#### Exercise aim
Select the lines of the records containing the word "LaTeX" and list them.

-- Start Records to use --

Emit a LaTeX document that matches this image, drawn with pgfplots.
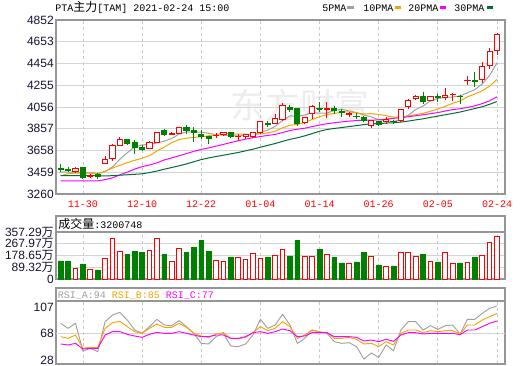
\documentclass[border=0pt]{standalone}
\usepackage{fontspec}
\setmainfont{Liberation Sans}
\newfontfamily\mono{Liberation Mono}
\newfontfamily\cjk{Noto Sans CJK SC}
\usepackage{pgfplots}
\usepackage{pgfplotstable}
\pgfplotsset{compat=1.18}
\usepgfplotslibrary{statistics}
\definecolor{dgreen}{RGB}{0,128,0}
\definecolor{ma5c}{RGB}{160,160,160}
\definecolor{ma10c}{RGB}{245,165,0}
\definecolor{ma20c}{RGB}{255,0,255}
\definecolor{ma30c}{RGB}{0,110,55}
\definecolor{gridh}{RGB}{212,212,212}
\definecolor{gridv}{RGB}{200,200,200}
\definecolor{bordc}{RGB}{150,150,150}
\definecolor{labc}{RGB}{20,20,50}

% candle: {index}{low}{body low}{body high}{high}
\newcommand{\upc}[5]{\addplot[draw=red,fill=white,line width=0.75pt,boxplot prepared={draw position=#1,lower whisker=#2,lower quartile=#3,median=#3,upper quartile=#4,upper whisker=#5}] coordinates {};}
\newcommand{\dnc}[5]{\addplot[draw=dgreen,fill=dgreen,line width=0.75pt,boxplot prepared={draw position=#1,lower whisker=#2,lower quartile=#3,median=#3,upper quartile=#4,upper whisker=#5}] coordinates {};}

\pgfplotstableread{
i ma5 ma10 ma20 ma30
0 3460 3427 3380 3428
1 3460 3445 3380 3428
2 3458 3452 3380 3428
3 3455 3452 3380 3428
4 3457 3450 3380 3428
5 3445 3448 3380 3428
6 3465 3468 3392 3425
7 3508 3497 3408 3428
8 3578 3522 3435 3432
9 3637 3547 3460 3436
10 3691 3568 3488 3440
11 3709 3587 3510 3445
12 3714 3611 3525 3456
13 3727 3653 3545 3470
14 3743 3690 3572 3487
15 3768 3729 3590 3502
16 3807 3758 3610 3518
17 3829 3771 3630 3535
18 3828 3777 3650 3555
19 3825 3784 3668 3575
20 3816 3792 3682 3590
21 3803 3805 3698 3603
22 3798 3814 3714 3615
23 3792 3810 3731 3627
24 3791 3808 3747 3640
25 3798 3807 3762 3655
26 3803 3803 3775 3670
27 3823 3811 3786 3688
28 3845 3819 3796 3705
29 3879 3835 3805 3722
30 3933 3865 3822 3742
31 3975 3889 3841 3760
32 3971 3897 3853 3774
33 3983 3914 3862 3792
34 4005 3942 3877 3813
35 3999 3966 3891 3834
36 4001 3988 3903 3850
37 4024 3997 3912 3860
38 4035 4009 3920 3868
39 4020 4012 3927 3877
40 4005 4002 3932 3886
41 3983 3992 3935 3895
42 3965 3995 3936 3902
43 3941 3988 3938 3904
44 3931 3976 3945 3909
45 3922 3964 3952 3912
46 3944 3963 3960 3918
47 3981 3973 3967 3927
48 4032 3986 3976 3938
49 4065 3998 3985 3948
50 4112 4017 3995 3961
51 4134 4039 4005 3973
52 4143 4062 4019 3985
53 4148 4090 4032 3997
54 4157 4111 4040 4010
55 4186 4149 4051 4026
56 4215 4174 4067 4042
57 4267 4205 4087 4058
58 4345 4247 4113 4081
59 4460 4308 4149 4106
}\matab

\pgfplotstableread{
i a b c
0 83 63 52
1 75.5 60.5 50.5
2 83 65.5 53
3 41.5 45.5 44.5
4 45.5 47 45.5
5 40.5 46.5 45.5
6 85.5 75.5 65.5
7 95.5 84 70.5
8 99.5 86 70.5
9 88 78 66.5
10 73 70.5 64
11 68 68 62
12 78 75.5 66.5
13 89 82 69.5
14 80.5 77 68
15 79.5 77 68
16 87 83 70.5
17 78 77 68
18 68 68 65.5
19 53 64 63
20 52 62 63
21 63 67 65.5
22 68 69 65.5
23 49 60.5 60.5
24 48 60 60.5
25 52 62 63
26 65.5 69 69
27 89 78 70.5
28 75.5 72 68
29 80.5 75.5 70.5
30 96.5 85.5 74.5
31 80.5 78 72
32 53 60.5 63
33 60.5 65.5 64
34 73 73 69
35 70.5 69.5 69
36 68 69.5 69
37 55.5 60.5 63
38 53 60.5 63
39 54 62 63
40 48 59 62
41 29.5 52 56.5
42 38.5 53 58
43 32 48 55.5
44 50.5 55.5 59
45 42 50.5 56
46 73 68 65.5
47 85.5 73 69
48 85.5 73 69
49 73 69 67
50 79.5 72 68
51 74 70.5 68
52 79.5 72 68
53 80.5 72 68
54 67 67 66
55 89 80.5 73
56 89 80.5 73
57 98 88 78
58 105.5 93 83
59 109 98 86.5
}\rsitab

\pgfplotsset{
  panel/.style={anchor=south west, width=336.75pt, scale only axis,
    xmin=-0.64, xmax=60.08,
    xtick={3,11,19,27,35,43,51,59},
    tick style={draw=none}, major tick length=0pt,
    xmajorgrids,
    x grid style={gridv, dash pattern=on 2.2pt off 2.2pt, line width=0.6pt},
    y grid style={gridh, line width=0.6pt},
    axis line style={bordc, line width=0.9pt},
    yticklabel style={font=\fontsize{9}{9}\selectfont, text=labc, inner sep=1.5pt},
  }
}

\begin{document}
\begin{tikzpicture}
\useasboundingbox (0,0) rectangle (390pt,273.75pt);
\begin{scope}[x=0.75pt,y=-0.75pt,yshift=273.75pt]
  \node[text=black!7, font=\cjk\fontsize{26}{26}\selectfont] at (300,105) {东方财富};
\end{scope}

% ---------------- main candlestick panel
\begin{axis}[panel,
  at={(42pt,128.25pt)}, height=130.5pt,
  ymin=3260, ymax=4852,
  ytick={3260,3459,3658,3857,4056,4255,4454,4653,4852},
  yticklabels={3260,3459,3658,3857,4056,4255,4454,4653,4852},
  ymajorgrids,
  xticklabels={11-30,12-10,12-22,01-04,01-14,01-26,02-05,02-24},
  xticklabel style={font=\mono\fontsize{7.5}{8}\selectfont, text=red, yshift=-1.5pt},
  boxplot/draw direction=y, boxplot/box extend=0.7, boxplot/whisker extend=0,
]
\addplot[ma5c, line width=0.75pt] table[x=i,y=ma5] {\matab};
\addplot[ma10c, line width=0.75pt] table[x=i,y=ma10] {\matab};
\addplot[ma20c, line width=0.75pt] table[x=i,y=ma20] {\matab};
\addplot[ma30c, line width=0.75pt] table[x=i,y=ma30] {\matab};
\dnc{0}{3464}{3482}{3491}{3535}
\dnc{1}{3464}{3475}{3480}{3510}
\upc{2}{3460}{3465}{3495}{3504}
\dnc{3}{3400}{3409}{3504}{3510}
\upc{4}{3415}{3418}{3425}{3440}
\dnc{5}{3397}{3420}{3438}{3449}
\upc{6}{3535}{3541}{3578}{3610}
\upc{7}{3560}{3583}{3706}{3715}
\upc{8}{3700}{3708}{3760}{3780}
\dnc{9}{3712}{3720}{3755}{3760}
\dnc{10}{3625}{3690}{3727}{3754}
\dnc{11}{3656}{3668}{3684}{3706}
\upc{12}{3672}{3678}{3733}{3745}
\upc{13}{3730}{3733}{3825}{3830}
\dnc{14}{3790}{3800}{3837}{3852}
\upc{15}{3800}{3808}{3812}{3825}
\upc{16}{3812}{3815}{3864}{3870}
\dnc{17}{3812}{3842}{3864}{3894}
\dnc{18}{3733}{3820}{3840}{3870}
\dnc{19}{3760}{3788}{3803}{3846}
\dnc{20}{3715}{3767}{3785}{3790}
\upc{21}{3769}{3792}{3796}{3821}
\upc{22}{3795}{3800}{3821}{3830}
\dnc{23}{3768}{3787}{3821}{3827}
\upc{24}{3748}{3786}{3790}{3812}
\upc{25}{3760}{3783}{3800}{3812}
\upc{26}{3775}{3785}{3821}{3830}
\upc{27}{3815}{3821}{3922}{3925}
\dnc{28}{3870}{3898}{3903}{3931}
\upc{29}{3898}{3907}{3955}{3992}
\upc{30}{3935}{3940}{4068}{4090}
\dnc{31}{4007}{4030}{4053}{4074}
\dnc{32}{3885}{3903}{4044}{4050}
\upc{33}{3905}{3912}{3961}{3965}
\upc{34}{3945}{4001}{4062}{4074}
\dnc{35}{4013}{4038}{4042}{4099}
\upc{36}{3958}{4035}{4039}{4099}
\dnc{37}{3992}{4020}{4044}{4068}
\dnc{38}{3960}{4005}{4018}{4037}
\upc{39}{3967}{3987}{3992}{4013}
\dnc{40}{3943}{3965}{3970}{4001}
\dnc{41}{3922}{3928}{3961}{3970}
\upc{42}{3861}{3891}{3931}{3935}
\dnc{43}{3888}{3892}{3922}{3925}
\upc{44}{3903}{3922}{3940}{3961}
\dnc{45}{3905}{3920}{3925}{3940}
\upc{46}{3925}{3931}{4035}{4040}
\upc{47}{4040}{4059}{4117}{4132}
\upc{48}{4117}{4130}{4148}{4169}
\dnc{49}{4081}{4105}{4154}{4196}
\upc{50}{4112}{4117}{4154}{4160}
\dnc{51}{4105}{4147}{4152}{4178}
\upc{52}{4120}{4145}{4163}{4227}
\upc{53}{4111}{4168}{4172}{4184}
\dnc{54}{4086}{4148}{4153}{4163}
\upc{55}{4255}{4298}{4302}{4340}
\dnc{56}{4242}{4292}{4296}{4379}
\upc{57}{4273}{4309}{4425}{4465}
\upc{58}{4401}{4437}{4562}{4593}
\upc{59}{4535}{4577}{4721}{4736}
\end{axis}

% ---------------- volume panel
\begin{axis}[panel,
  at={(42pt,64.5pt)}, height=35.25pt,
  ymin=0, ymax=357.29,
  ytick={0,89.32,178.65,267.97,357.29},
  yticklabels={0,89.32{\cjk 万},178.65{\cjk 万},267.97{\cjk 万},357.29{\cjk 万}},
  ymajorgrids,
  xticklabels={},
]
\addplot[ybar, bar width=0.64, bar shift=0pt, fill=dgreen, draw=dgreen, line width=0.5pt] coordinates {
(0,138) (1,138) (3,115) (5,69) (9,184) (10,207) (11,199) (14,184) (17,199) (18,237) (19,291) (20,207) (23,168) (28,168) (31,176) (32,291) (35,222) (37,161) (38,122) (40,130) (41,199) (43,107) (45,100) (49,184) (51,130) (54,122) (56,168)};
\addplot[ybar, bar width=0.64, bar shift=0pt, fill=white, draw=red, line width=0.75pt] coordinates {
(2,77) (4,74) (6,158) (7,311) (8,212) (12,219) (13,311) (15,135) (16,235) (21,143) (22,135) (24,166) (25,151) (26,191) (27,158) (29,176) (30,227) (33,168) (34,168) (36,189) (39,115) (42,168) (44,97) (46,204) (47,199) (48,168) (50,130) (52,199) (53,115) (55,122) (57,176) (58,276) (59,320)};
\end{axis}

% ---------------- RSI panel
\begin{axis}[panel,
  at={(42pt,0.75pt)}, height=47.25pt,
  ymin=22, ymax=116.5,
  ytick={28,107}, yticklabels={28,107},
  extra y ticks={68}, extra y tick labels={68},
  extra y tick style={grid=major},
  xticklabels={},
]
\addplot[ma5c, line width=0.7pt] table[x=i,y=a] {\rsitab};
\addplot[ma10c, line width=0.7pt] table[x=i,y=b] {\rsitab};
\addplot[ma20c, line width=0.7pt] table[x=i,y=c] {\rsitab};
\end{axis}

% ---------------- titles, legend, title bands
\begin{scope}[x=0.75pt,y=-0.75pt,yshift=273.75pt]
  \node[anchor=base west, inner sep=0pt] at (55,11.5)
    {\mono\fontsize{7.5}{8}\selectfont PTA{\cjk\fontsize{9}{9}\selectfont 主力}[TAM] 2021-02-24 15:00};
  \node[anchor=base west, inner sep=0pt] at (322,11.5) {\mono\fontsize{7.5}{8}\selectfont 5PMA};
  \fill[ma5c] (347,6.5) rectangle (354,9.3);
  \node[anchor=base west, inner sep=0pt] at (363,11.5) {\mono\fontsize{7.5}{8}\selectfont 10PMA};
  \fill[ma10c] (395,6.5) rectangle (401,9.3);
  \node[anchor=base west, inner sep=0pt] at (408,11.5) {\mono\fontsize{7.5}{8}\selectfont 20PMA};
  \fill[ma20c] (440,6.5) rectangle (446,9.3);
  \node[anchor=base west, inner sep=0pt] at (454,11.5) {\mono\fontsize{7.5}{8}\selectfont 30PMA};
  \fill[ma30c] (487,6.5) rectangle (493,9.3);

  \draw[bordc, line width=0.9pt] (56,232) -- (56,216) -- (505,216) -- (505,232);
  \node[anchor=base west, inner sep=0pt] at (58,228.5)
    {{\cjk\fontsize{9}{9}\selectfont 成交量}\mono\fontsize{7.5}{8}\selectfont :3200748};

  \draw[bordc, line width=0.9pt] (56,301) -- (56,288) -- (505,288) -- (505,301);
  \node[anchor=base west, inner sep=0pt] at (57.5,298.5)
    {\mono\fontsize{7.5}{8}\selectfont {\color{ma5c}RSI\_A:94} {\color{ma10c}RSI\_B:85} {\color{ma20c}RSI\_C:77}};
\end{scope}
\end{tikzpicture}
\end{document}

-- End Records to use --
-- Start Records to use --

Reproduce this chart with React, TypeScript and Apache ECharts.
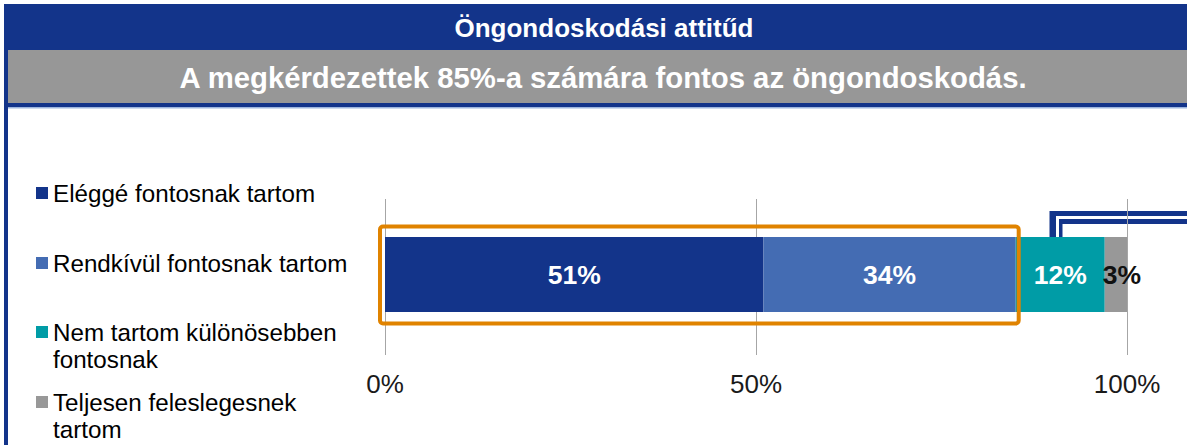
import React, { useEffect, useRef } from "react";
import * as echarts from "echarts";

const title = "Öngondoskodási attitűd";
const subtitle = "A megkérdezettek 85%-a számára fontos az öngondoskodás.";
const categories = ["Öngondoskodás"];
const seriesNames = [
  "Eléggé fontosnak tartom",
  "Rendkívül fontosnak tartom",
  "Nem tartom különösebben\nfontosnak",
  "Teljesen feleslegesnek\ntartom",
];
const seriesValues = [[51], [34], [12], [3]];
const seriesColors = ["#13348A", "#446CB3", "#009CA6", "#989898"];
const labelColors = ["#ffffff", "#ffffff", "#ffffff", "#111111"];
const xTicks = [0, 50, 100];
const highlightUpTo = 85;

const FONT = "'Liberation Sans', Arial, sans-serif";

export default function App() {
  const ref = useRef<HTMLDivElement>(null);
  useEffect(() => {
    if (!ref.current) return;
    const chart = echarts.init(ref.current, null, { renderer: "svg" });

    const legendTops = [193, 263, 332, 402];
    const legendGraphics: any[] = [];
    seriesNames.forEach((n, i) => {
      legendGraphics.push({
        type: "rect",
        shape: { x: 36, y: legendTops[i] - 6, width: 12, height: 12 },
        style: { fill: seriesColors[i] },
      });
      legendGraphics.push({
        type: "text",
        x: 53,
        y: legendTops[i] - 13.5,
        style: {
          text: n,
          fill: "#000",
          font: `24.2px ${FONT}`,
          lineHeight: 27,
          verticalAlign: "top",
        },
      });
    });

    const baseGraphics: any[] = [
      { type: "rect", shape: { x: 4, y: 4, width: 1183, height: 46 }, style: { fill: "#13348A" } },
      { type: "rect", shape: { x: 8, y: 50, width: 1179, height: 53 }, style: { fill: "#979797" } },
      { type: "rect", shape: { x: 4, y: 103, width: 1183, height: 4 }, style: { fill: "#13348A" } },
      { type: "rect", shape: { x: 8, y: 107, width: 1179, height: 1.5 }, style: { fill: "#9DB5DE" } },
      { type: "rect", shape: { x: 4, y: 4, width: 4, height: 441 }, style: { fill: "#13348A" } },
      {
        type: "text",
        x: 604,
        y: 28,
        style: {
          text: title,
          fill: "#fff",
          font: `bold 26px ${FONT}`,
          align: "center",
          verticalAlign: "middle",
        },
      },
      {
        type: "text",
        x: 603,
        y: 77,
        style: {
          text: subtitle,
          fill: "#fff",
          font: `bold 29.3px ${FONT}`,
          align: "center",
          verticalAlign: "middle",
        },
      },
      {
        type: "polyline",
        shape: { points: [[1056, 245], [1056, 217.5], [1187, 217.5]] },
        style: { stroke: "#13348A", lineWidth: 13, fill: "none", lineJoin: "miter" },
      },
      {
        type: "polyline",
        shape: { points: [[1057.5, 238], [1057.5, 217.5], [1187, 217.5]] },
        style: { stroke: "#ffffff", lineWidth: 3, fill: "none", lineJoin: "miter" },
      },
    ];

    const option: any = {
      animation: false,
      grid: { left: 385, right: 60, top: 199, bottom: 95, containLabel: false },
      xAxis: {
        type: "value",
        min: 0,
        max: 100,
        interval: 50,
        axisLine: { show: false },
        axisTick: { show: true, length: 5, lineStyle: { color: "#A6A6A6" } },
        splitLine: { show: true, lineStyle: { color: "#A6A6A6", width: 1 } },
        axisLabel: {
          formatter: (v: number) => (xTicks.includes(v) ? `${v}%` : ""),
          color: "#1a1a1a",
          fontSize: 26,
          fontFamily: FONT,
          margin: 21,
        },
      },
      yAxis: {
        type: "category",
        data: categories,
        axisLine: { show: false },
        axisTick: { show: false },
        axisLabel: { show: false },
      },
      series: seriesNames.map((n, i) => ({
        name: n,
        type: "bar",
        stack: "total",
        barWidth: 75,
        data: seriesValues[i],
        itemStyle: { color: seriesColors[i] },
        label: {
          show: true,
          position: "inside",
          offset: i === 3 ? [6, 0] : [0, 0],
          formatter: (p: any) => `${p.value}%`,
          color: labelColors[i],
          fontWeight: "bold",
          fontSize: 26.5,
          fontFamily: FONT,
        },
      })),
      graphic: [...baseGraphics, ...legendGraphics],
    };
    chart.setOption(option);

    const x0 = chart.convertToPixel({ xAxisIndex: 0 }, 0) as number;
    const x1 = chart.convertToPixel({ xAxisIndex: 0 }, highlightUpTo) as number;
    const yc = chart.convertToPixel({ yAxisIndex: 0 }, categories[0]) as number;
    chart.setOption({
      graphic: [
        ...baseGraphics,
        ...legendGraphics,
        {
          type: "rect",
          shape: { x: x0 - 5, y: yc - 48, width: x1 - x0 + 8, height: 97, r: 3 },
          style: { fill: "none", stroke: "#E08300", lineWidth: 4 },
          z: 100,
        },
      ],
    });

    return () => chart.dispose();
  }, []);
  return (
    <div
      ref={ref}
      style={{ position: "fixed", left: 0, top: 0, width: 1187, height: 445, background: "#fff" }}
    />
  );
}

-- End Records to use --
-- Start Records to use --

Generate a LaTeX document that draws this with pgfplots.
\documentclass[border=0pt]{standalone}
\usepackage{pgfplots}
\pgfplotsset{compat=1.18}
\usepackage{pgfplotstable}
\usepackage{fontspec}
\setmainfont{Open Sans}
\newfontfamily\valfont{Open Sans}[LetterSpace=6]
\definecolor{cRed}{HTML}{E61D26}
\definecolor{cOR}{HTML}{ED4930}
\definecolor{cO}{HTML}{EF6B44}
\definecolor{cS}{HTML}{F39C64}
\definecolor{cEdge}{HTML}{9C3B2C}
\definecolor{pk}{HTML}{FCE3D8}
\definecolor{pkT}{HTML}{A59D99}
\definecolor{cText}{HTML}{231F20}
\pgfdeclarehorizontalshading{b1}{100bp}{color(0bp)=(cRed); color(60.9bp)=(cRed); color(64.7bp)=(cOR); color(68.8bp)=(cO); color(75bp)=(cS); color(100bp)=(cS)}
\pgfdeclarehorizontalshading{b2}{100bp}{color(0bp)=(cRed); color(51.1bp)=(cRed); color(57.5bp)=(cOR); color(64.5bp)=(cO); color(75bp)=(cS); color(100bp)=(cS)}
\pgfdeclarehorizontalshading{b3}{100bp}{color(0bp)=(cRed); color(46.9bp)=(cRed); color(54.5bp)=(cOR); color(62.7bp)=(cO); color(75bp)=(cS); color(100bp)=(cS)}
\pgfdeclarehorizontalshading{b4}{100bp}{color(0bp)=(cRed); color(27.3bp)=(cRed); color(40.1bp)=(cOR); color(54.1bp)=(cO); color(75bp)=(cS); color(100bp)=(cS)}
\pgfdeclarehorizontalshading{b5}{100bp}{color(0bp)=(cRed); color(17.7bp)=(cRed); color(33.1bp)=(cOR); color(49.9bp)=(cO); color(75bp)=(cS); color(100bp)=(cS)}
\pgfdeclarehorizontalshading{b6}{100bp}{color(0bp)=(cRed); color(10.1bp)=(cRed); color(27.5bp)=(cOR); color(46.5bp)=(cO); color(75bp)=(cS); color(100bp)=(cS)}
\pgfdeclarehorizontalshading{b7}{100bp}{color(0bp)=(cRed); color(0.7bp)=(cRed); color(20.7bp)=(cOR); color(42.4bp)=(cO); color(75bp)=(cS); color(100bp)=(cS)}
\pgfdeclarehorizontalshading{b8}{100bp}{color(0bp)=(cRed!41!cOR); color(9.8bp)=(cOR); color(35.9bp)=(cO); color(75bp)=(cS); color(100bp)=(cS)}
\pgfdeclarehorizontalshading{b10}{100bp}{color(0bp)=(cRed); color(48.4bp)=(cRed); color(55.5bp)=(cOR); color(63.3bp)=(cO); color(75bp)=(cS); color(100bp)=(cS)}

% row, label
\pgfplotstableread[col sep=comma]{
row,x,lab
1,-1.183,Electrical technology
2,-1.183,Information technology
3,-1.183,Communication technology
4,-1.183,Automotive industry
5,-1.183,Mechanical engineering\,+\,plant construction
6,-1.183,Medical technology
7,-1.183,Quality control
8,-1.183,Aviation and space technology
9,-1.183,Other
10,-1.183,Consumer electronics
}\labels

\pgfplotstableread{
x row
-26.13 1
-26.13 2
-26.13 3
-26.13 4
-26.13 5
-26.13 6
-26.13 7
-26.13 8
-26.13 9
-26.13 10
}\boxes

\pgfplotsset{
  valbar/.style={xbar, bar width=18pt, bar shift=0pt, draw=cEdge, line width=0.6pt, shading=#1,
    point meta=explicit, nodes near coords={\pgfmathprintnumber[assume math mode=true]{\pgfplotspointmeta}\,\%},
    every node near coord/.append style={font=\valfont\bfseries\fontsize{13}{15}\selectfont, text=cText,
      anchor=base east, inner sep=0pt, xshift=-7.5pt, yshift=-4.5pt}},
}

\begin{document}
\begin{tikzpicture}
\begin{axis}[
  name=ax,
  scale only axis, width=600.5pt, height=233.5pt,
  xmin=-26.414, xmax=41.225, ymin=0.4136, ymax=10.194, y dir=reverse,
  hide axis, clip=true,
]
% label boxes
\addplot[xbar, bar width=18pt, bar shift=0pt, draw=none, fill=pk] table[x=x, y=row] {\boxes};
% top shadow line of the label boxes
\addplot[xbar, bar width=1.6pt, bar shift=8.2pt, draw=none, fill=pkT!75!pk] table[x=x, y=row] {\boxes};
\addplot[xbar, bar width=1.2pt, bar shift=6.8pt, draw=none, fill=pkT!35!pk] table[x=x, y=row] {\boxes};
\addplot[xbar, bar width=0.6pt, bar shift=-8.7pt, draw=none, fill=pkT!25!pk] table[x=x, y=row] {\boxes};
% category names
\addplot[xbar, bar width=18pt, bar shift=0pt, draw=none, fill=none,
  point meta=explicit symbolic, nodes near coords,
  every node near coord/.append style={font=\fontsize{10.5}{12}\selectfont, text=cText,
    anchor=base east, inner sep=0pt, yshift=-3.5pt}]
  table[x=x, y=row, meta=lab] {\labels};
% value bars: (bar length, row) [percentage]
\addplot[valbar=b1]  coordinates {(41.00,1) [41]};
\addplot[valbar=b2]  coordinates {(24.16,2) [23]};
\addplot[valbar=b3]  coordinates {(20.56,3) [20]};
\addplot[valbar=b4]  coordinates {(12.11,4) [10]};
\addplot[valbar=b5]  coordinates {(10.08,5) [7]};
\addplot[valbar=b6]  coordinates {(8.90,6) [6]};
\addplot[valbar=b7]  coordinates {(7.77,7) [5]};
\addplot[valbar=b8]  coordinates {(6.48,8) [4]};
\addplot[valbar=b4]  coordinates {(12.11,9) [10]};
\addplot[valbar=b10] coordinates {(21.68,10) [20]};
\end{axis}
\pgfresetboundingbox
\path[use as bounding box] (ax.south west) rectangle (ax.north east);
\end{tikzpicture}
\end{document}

-- End Records to use --

#### In response
Emit a LaTeX document that matches this image, drawn with pgfplots.
Generate a LaTeX document that draws this with pgfplots.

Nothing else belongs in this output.